**WORK TO DO**
Your task is to give the listing below back word for word, pictures excluded.

**DATA EXCERPT**
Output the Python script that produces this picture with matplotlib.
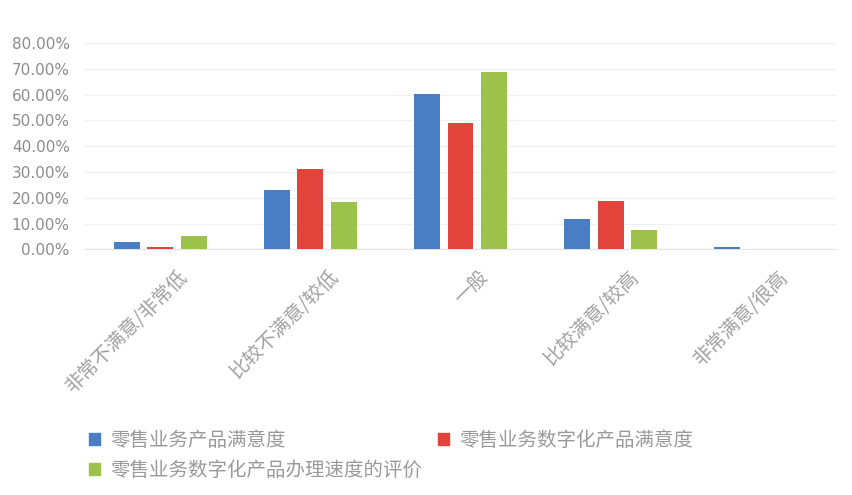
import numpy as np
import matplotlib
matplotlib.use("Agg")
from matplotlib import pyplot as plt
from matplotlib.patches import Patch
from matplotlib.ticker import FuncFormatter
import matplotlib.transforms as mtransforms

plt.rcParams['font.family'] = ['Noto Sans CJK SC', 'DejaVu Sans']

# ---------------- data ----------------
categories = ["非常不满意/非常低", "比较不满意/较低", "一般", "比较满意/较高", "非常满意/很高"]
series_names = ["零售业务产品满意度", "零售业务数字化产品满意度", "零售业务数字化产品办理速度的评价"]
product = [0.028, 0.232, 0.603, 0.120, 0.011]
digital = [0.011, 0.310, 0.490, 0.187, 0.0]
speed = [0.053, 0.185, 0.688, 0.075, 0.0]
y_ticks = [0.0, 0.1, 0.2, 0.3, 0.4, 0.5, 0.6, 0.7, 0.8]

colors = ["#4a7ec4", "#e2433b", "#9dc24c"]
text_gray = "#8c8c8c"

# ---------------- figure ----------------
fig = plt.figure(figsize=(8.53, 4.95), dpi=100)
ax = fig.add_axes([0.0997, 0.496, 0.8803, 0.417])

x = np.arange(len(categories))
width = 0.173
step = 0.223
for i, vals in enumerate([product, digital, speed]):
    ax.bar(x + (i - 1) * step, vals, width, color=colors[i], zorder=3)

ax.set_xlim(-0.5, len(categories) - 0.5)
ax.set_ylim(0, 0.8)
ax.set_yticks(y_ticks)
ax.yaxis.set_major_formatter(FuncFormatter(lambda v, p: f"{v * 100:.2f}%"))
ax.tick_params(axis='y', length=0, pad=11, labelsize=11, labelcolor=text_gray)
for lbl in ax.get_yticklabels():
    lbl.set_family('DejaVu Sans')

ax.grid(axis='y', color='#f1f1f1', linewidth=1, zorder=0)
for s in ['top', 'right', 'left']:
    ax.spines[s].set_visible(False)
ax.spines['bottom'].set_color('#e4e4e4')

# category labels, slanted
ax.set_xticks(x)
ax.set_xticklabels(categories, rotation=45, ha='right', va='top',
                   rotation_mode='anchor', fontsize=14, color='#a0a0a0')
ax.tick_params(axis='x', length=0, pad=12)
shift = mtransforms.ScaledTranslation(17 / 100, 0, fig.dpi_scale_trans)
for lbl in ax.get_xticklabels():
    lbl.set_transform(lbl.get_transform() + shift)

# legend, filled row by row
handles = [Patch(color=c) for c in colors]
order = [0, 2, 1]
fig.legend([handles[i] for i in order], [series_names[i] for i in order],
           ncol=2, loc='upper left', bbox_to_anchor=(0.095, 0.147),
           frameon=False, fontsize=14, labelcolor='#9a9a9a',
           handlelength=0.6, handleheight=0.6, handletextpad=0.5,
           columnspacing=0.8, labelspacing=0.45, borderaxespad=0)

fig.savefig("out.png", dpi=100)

**FINISHED ANSWER**
Output the Python script that produces this picture with matplotlib.
import numpy as np
import matplotlib
matplotlib.use("Agg")
from matplotlib import pyplot as plt
from matplotlib.patches import Patch
from matplotlib.ticker import FuncFormatter
import matplotlib.transforms as mtransforms

plt.rcParams['font.family'] = ['Noto Sans CJK SC', 'DejaVu Sans']

# ---------------- data ----------------
categories = ["非常不满意/非常低", "比较不满意/较低", "一般", "比较满意/较高", "非常满意/很高"]
series_names = ["零售业务产品满意度", "零售业务数字化产品满意度", "零售业务数字化产品办理速度的评价"]
product = [0.028, 0.232, 0.603, 0.120, 0.011]
digital = [0.011, 0.310, 0.490, 0.187, 0.0]
speed = [0.053, 0.185, 0.688, 0.075, 0.0]
y_ticks = [0.0, 0.1, 0.2, 0.3, 0.4, 0.5, 0.6, 0.7, 0.8]

colors = ["#4a7ec4", "#e2433b", "#9dc24c"]
text_gray = "#8c8c8c"

# ---------------- figure ----------------
fig = plt.figure(figsize=(8.53, 4.95), dpi=100)
ax = fig.add_axes([0.0997, 0.496, 0.8803, 0.417])

x = np.arange(len(categories))
width = 0.173
step = 0.223
for i, vals in enumerate([product, digital, speed]):
    ax.bar(x + (i - 1) * step, vals, width, color=colors[i], zorder=3)

ax.set_xlim(-0.5, len(categories) - 0.5)
ax.set_ylim(0, 0.8)
ax.set_yticks(y_ticks)
ax.yaxis.set_major_formatter(FuncFormatter(lambda v, p: f"{v * 100:.2f}%"))
ax.tick_params(axis='y', length=0, pad=11, labelsize=11, labelcolor=text_gray)
for lbl in ax.get_yticklabels():
    lbl.set_family('DejaVu Sans')

ax.grid(axis='y', color='#f1f1f1', linewidth=1, zorder=0)
for s in ['top', 'right', 'left']:
    ax.spines[s].set_visible(False)
ax.spines['bottom'].set_color('#e4e4e4')

# category labels, slanted
ax.set_xticks(x)
ax.set_xticklabels(categories, rotation=45, ha='right', va='top',
                   rotation_mode='anchor', fontsize=14, color='#a0a0a0')
ax.tick_params(axis='x', length=0, pad=12)
shift = mtransforms.ScaledTranslation(17 / 100, 0, fig.dpi_scale_trans)
for lbl in ax.get_xticklabels():
    lbl.set_transform(lbl.get_transform() + shift)

# legend, filled row by row
handles = [Patch(color=c) for c in colors]
order = [0, 2, 1]
fig.legend([handles[i] for i in order], [series_names[i] for i in order],
           ncol=2, loc='upper left', bbox_to_anchor=(0.095, 0.147),
           frameon=False, fontsize=14, labelcolor='#9a9a9a',
           handlelength=0.6, handleheight=0.6, handletextpad=0.5,
           columnspacing=0.8, labelspacing=0.45, borderaxespad=0)

fig.savefig("out.png", dpi=100)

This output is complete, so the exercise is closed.